THE APPEAL IS SUSTAINED TO THE EXTENT INDICATED.

 

IT IS ORDERED that the impartial hearing officer's decision is hereby annulled to the extent that he awarded tuition reimbursement, determined that the student was eligible for special education as a student with an emotional disturbance, and directed the CSE to formulate an IEP; and

 

IT IS FURTHER ORDERED that, unless the parties otherwise agree, petitioner shall convene a CSE meeting within 30 days from the date of this decision, and consistent with the tenor of this decision determine whether respondent's son is eligible for special education services.

 

Dated:

Albany, New York

 

__________________________

 

October 30, 2006

 

PAUL F. KELLY

STATE REVIEW OFFICER

 

 

1 Congress recently amended the IDEA, effective July 1, 2005 (see Individuals with Disabilities Education Improvement Act of 2004, Pub.
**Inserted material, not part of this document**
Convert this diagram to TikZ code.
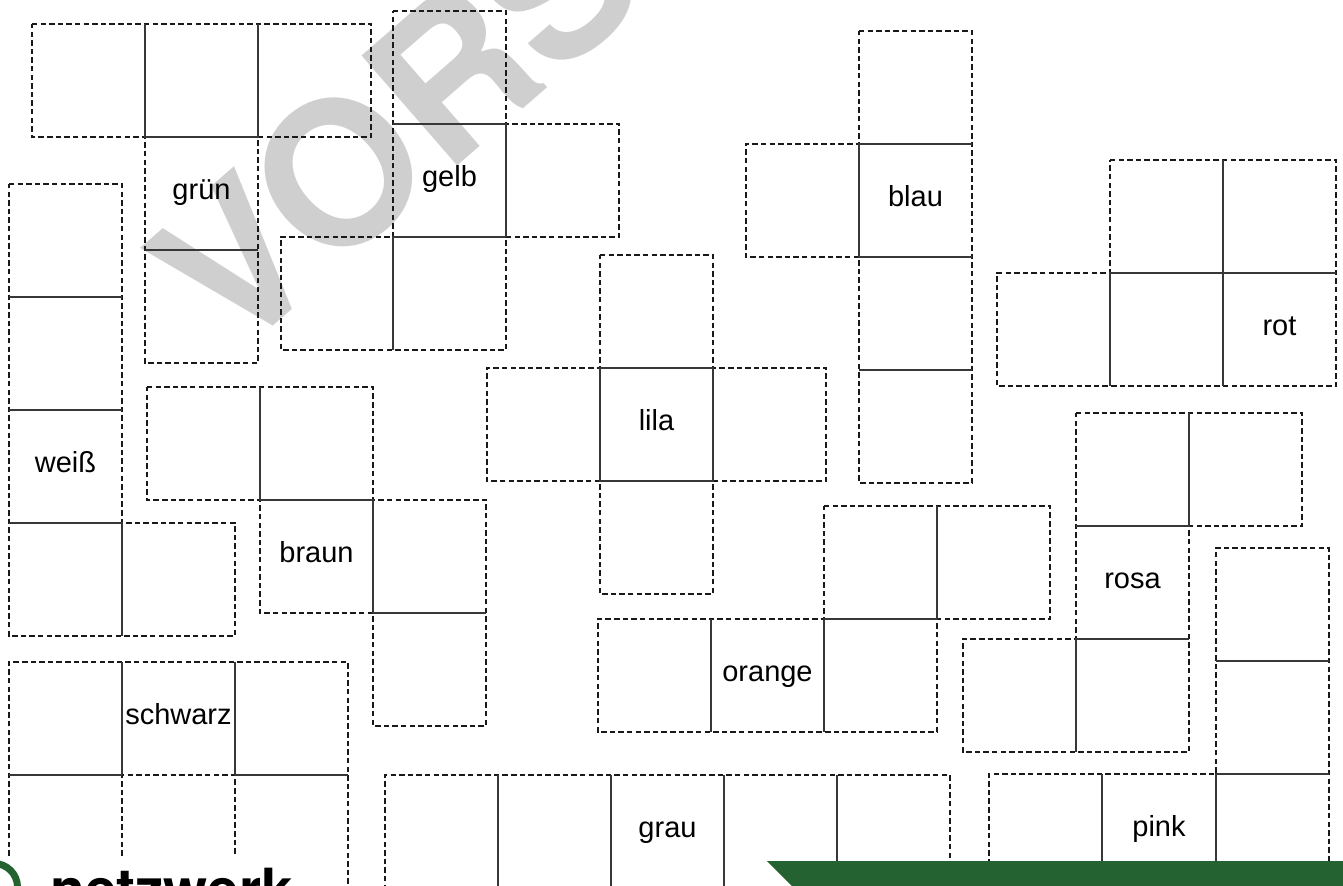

L. No. 108-446, 118 Stat. 2647 [2004] [codified as amended at 20 U.S.C. § 1400, et. seq.]).  Since the relevant events at issue in this appeal occurred after the effective date of the 2004 amendments, the new provisions of the IDEA apply and citations contained in this decision are to IDEA 2004, unless otherwise specified

 

2 The term "free appropriate public education" means special education and related services that -

(A) have been provided at public expense, under public supervision and direction, and without charge;

(B) meet the standards of the State educational agency;

(C) include an appropriate preschool, elementary, or secondary school education in the State involved; and

(D) are provided in conformity with the individualized education program required under section 1414(d) of this title.

20 U.S.C. § 1401[9].

 

3 Because the record does not include sufficient information regarding the student's deficits, I am unable to determine what needs the student may have.  Therefore, I cannot make a determination regarding the appropriateness of Family Foundation in addressing the student's needs related to his various psychiatric diagnoses, his behaviors, or how they may be affected by his hearing loss.  I do note however that the private psychiatric evaluation report recommended ongoing individual counseling and the record does not reflect the level of professional counseling services that the student is receiving at Family Foundation.  Moreover, there is limited information in the record as to how Family Foundation addressed the student's hearing loss.  Petitioner testified that she informed Family Foundation that her son has "hearing problems" and that Family Foundation subsequently asked her for the student's FM unit (Tr. p. 182).  Petitioner's additional testimony indicates that she sent the FM unit to Family Foundation approximately one week before the June 19, 2006 hearing date and that she did not know if he would be using it at Family Foundation (Tr. p. 179).